Diversity House ran a Black History Month 2019 event in Phoenix House, which was funded by Swale Borough Councils Cultural grant.

The focus of the event was the celebration of achievements from Black Individuals in Kent.

We showcased the work of Barbara Walker, who is currently exhibiting her work at The Turner in Margate until April 2020. William Cuffay who was born in Chatham and was a leader in the chartist movement in early Victorian times

Below are a few facts about William Cuffay’s life and achievements

  • His Dad, Chatham Cuffay, was a freed slave from St Kitts. Chatham worked as a cook on a British warship, which led him to William’s Mum, an English woman called Juliana Fox. They settled in Chatham, Kent, and William was born there in 1788.
  • William was born with deformities in his spine and legs, and as a grown man, he was 4’11”. But his diminutive stature didn’t stop him from later becoming a leader of the Chartists, the first mass political movement of the British working class.
  • William took on a tailoring apprenticeship and in his late teens became a travelling tailor. By 1819 he had settled in Soho, London. By 1834, William was unemployed. He went on strike with his fellow tailors, demanding better hours and better pay. The strike collapsed, and William was blacklisted from work for refusing to sign an agreement promising not to join a trade union.
  • William is described: “a fluent and effective speaker…always popular with the working classes.” Around 1839, he set up the Metropolitan Tailors’ Charters Association and joined the London Chartists, a party fighting for political rights for working people. Just one in seven men had the vote at this time (and no women, of course). The Chartists demanded that every man over 21 should have the majority. By 1848 William was the leader of the Chartists and The Times snootily referred to Cuffay as, “the black man and his party”.
  • William was transported Via the prison Ship Adelaide to Tasmania, Australia he arrived in Tasmania in 1849. This was because he was found guilty of crimes against the state. His wife Mary joined him in 1853.
  • In 1856 William was pardoned. William and Mary chose to stay in Australia. He worked as a tailor and got back into politics. William played a significant role in persuading the authorities to change laws against servants in October 1869. He died in 1870 at the age of 82.

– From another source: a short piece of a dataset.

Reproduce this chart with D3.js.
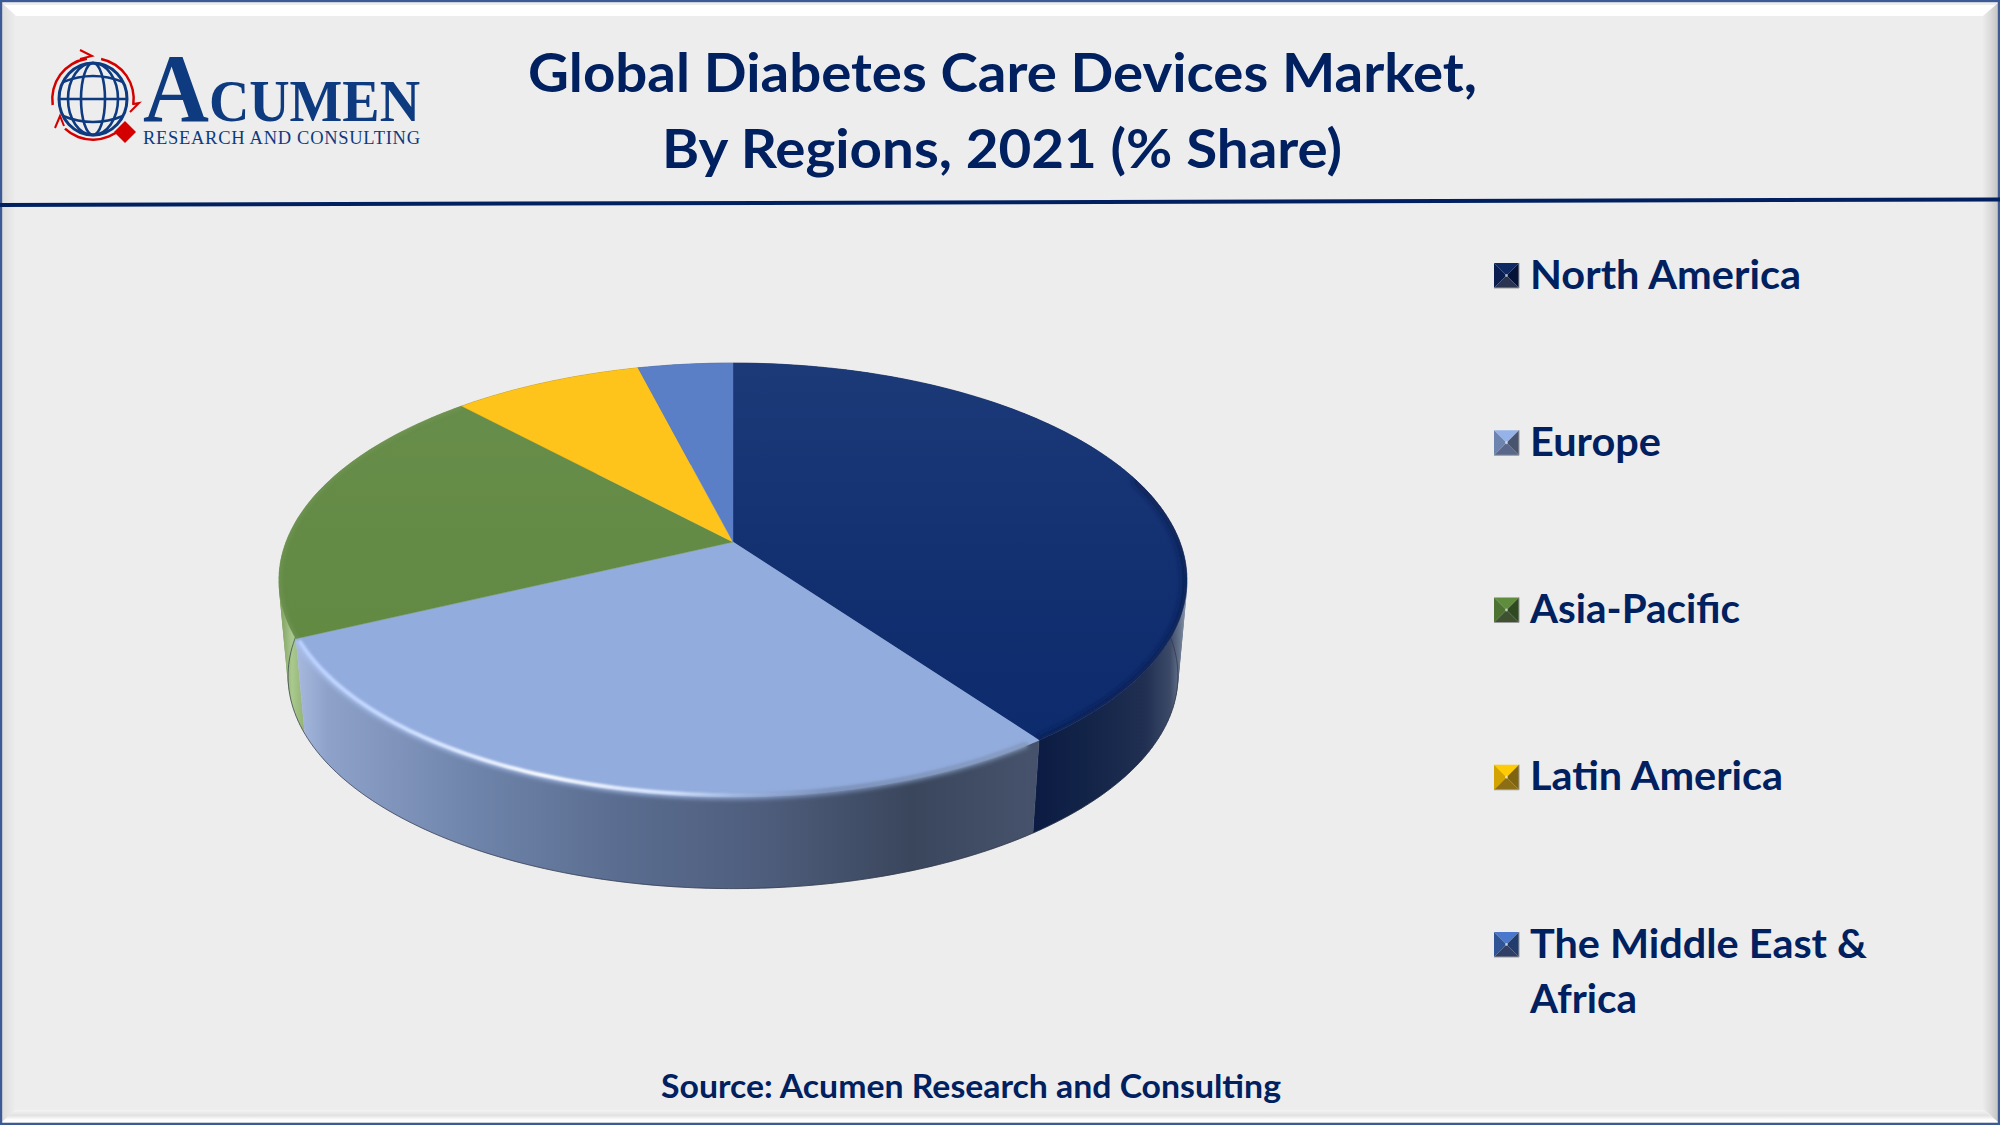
<!DOCTYPE html>
<html><head><meta charset="utf-8">
<script src="https://cdn.jsdelivr.net/npm/d3@7"></script>
<style>html,body{margin:0;padding:0;background:#ededed}svg{display:block}</style>
</head><body><svg id="c" width="2000" height="1125"></svg>
<script>
const categories = ["North America","Europe","Asia-Pacific","Latin America","The Middle East & Africa"];
const shares = [40,28,20,8,4];
const titleLines = ["Global Diabetes Care Devices Market,","By Regions, 2021 (% Share)"];
const sourceNote = "Source: Acumen Research and Consulting";
const topColors = ["#122f70","#92acdd","#638b45","#ffc41c","#5a7fc6"];
const legendLines = [["North America"],["Europe"],["Asia-Pacific"],["Latin America"],["The Middle East &","Africa"]];
const swatchFacets = [
 ["#0f2a63","#0a1f4f","#051338","#2a3350"],
 ["#95b3e8","#6e84b0","#48546e","#59688a"],
 ["#5f8c3d","#4d7332","#2f4a20","#3e5230"],
 ["#ffcb05","#d3a400","#7f6410","#8c6f14"],
 ["#4a78cc","#2f5596","#233c6e","#303f66"]];

const NAVY="#002060";
const svg=d3.select("#c"), defs=svg.append("defs");
const TEXT="Lato, 'Open Sans', sans-serif";
svg.append("rect").attr("width",2000).attr("height",1125).attr("fill","#ededed");

/* frame bevel */
const line=d3.line();
const frame=svg.append("g");
function poly(p,f){frame.append("path").attr("d",line(p)+"Z").attr("fill",f);}
function lg(id,x1,y1,x2,y2,stops){
  const g=defs.append("linearGradient").attr("id",id).attr("gradientUnits","userSpaceOnUse")
    .attr("x1",x1).attr("y1",y1).attr("x2",x2).attr("y2",y2);
  stops.forEach(s=>g.append("stop").attr("offset",s[0]).attr("stop-color",s[1]).attr("stop-opacity",s[2]==null?1:s[2]));
  return `url(#${id})`;
}
poly([[2,5],[1998,5],[1983,16],[16,16]],"#ffffff");
poly([[1998,3],[1998,1122],[1983,1108],[1983,16]],lg("fr",1983,0,1998,0,[[0,"#ebebeb"],[.5,"#dadada"],[1,"#c4c4c4"]]));
poly([[2,3],[15,15],[15,1110],[2,1122]],lg("fl",2,0,15,0,[[0,"#dedede"],[1,"#ececec"]]));
poly([[15,1110],[1983,1110],[1998,1122],[2,1122]],lg("fb",0,1110,0,1122,[[0,"#f4f4f4"],[.45,"#e2e2e2"],[.8,"#fdfdfd"],[1,"#ffffff"]]));
frame.append("rect").attr("x",1).attr("y",1).attr("width",1998).attr("height",1123)
  .attr("fill","none").attr("stroke","#3d5a96").attr("stroke-width",2.4);
svg.append("line").attr("x1",0).attr("y1",205).attr("x2",2000).attr("y2",199.5)
  .attr("stroke",NAVY).attr("stroke-width",4);

/* logo */
const logo=svg.append("g"), LB="#0e3a80", LR="#d40000";
const globe=logo.append("g").attr("transform","translate(93,99)").attr("fill","none").attr("stroke",LB).attr("stroke-width",2.6);
globe.append("ellipse").attr("rx",34).attr("ry",36).attr("stroke-width",3);
[12,25].forEach(r=>globe.append("ellipse").attr("rx",r).attr("ry",36));
globe.append("line").attr("x1",-34).attr("x2",34);
globe.append("path").attr("d","M-30,-17Q0,-29 30,-17M-30,17Q0,29 30,17");
const redArc=d3.arc().innerRadius(39.5).outerRadius(42);
[[-1.72,-0.15],[0.2,1.72],[2.35,3.9]].forEach(a=>{
  logo.append("path").attr("transform","translate(93,99)")
    .attr("d",redArc({startAngle:a[0],endAngle:a[1]})).attr("fill",LR);
});
logo.append("path").attr("d","M80,50L92,56L80,59M133,104L139,103L130,112M55,128L60,116L64,126")
  .attr("fill","none").attr("stroke",LR).attr("stroke-width",2);
logo.append("path").attr("d","M125,121L136,132L125,143L114,132Z").attr("fill",LR);
const brand=logo.append("text").attr("x",143).attr("y",121).attr("font-family","'Liberation Serif',serif").attr("font-weight",700)
  .attr("fill",LB).attr("textLength",277).attr("lengthAdjust","spacingAndGlyphs");
brand.append("tspan").attr("font-size",98).text("A");
brand.append("tspan").attr("font-size",60).text("CUMEN");
logo.append("text").attr("x",143).attr("y",144).attr("font-family","'Liberation Serif',serif")
  .attr("font-size",18.5).attr("fill",LB).attr("textLength",277).attr("lengthAdjust","spacing").text("RESEARCH AND CONSULTING");

/* titles */
function label(t,x,y,size,width,anchor){
  return svg.append("text").attr("x",x).attr("y",y).attr("font-family",TEXT).attr("font-weight",700)
    .attr("font-size",size).attr("fill",NAVY).attr("text-anchor",anchor||"start")
    .attr("textLength",width).attr("lengthAdjust","spacingAndGlyphs").text(t);
}
label(titleLines[0],1002.5,92,53,949,"middle");
label(titleLines[1],1002,168,53,680,"middle");
label(sourceNote,971,1098,33,620,"middle");

/* perspective pie */
const CX=733, APEX=542, H_A=115.4, H_C=-0.1751, H_D=447, ELL_Y=580, DEPTH=96;
const topPt=a=>{const u=Math.sin(a),v=-Math.cos(a),w=1+H_C*v;return [CX+H_D*u/w,(H_A*v+APEX)/w];};
const botPt=a=>{const p=topPt(a);return [CX+(p[0]-CX)*.98,ELL_Y+(p[1]-ELL_Y)*.98+DEPTH];};
const pie=d3.pie().sort(null).value(d=>d)(shares);
const samples=(s,e)=>{const n=Math.max(8,Math.ceil((e-s)/0.02));return d3.range(n+1).map(i=>s+(e-s)*i/n);};

const wallStops=[
 [[1030,"#0a1a42"],[1100,"#15264a"],[1145,"#202f52"],[1170,"#3c4a68"],[1180,"#66748c"],[1188,"#95a1b2"]],
 [[300,"#a4b6dc"],[328,"#8ea2c9"],[474,"#6f84aa"],[620,"#5a6d90"],[765,"#4e5d7c"],[911,"#3a465c"],[1030,"#46526b"]],
 [[280,"#7f9f5f"],[292,"#a9c98e"],[310,"#8aa868"]],
 [[0,"#8a6f10"],[2000,"#8a6f10"]],
 [[0,"#2f4a80"],[2000,"#2f4a80"]]];
const walls=svg.append("g");
[4,3,2,0,1].forEach(i=>{
  const d=pie[i], st=wallStops[i], x0=st[0][0], x1=st[st.length-1][0];
  const fill=lg("w"+i,x0,0,x1,0,st.map(s=>[(s[0]-x0)/(x1-x0),s[1]]));
  const aa=samples(d.startAngle,d.endAngle); let path="";
  for(let k=0;k<aa.length-1;k++){
    let q=[topPt(aa[k]),topPt(aa[k+1]),botPt(aa[k+1]),botPt(aa[k])];
    if(d3.polygonArea(q)<0) q=q.reverse();
    path+=line(q)+"Z";
  }
  walls.append("path").attr("d",path).attr("fill",fill).attr("fill-rule","nonzero")
    .attr("stroke",fill).attr("stroke-width",.4);
});
walls.append("path").attr("d",d3.line()(samples(1.35,4.75).map(botPt))).attr("fill","none")
  .attr("stroke","#2a3040").attr("stroke-width",1).attr("opacity",.65);

/* top faces */
const blur=(id,s)=>defs.append("filter").attr("id",id).attr("x","-10%").attr("y","-10%").attr("width","120%").attr("height","120%")
  .append("feGaussianBlur").attr("stdDeviation",s);
blur("b1",1.3);blur("b2",2);blur("b3",3.2);
const faceFill=[
 lg("t0",0,362,0,790,[[0,"#1c3a78"],[.5,"#122f70"],[1,"#0c2b6c"]]),
 topColors[1],
 lg("t2",0,405,0,640,[[0,"#678d4a"],[1,"#628a43"]]),
 topColors[3],topColors[4]];
const tops=svg.append("g");
const slicePath=d=>d3.line()([[CX,APEX],...samples(d.startAngle,d.endAngle).map(topPt)])+"Z";
pie.forEach((d,i)=>{
  tops.append("path").attr("d",slicePath(d)).attr("fill",faceFill[i]).attr("stroke",faceFill[i]).attr("stroke-width",.4);
  defs.append("clipPath").attr("id","cp"+i).append("path").attr("d",slicePath(d));
});
const arcInset=(s,e,px)=>d3.line()(samples(s,e).map(a=>{const p=topPt(a);const dx=CX-p[0],dy=ELL_Y-p[1],l=Math.hypot(dx,dy);return [p[0]+dx/l*px,p[1]+dy/l*px];}));
/* rim shading */
tops.append("g").attr("clip-path","url(#cp0)").append("path").attr("d",arcInset(pie[0].startAngle+1.25,pie[0].endAngle,1))
  .attr("fill","none").attr("stroke","#0a1c4c").attr("stroke-width",5).attr("filter","url(#b3)");
/* soft transition from top face to the Europe wall */
const softEU=lg("se",300,0,1035,0,[[0,"#a9c0ee"],[.5,"#93a9d4"],[.75,"#6f83a8"],[1,"#71859f"]]);
tops.append("path").attr("d",arcInset(pie[1].startAngle+.03,pie[1].endAngle-.01,0))
  .attr("fill","none").attr("stroke",softEU).attr("stroke-width",5).attr("filter","url(#b2)");
const rimEU=lg("re",300,0,1035,0,[[0,"#bcd2ff"],[.12,"#c8dbff"],[.33,"#ffffff"],[.5,"#d8e6ff"],[.6,"#9fb6e0"],[.72,"#7f95bd"],[1,"#8aa0c8"]]);
tops.append("path").attr("d",arcInset(pie[1].startAngle+.03,pie[1].endAngle-.01,2))
  .attr("fill","none").attr("stroke",rimEU).attr("stroke-width",3.6).attr("filter","url(#b1)");
tops.append("g").attr("clip-path","url(#cp2)").append("path").attr("d",arcInset(pie[2].startAngle,pie[2].endAngle,0))
  .attr("fill","none").attr("stroke","#7c9c62").attr("stroke-width",4).attr("opacity",.55).attr("filter","url(#b2)");

/* legend */
const SW=25, legendY=d3.scalePoint().domain(categories).range([263,932]);
const leg=svg.append("g");
const legendWidths=[[271],[131],[210],[253],[337,107]];
categories.forEach((c,i)=>{
  const y=legendY(c), x=1494, f=swatchFacets[i], m=[x+SW/2,y+SW/2];
  const corners=[[x,y],[x+SW,y],[x+SW,y+SW],[x,y+SW]];
  const order=[[0,1,0],[3,0,1],[1,2,2],[2,3,3]];
  order.forEach(o=>leg.append("path").attr("d",line([corners[o[0]],corners[o[1]],m])+"Z").attr("fill",f[o[2]]));
  leg.append("circle").attr("cx",m[0]).attr("cy",m[1]).attr("r",1.4).attr("fill","#fff").attr("opacity",.6);
  leg.append("path").attr("d",line([[x+SW,y],[x+SW,y+SW],[x,y+SW]])).attr("fill","none").attr("stroke","#9a9a9a").attr("stroke-width",1);
  legendLines[i].forEach((t,j)=>label(t,1530,y+25.5+j*55,40,legendWidths[i][j]));
});
</script></body></html>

Also on display were African King and Queens. The day aimed to promote the rich history of Africa, which is not as much celebrated as compared to other aspects of history. The displays – which were kindly organised by our trusted volunteer Mike – were filled with images which demonstrate the extravagant civilisation and developments present in the second largest continent, way before colonialism.

The event was family-friendly and children young and old created African themed greeting cards to take home. The card-making was very popular that even some adults took part. The children were encouraged to design afro hairstyles with tissue paper. Creative play was used to instil self-confidence, and pride of heritage amongst the children and the sharing of art supplies helped with ensuring there was a respect of all.

Diversity House Ambassador Esther sang to the children and engaged them in learning about African culture. There was dancing and music which was enjoyed by all. Steve played the drums, and everyone joined through clapping in unity.

The day ended with Christine (CEO of Diversity House) gathering the children around and testing the children on their knowledge of African Kingdoms. She instructed the children on how to be good citizens in life.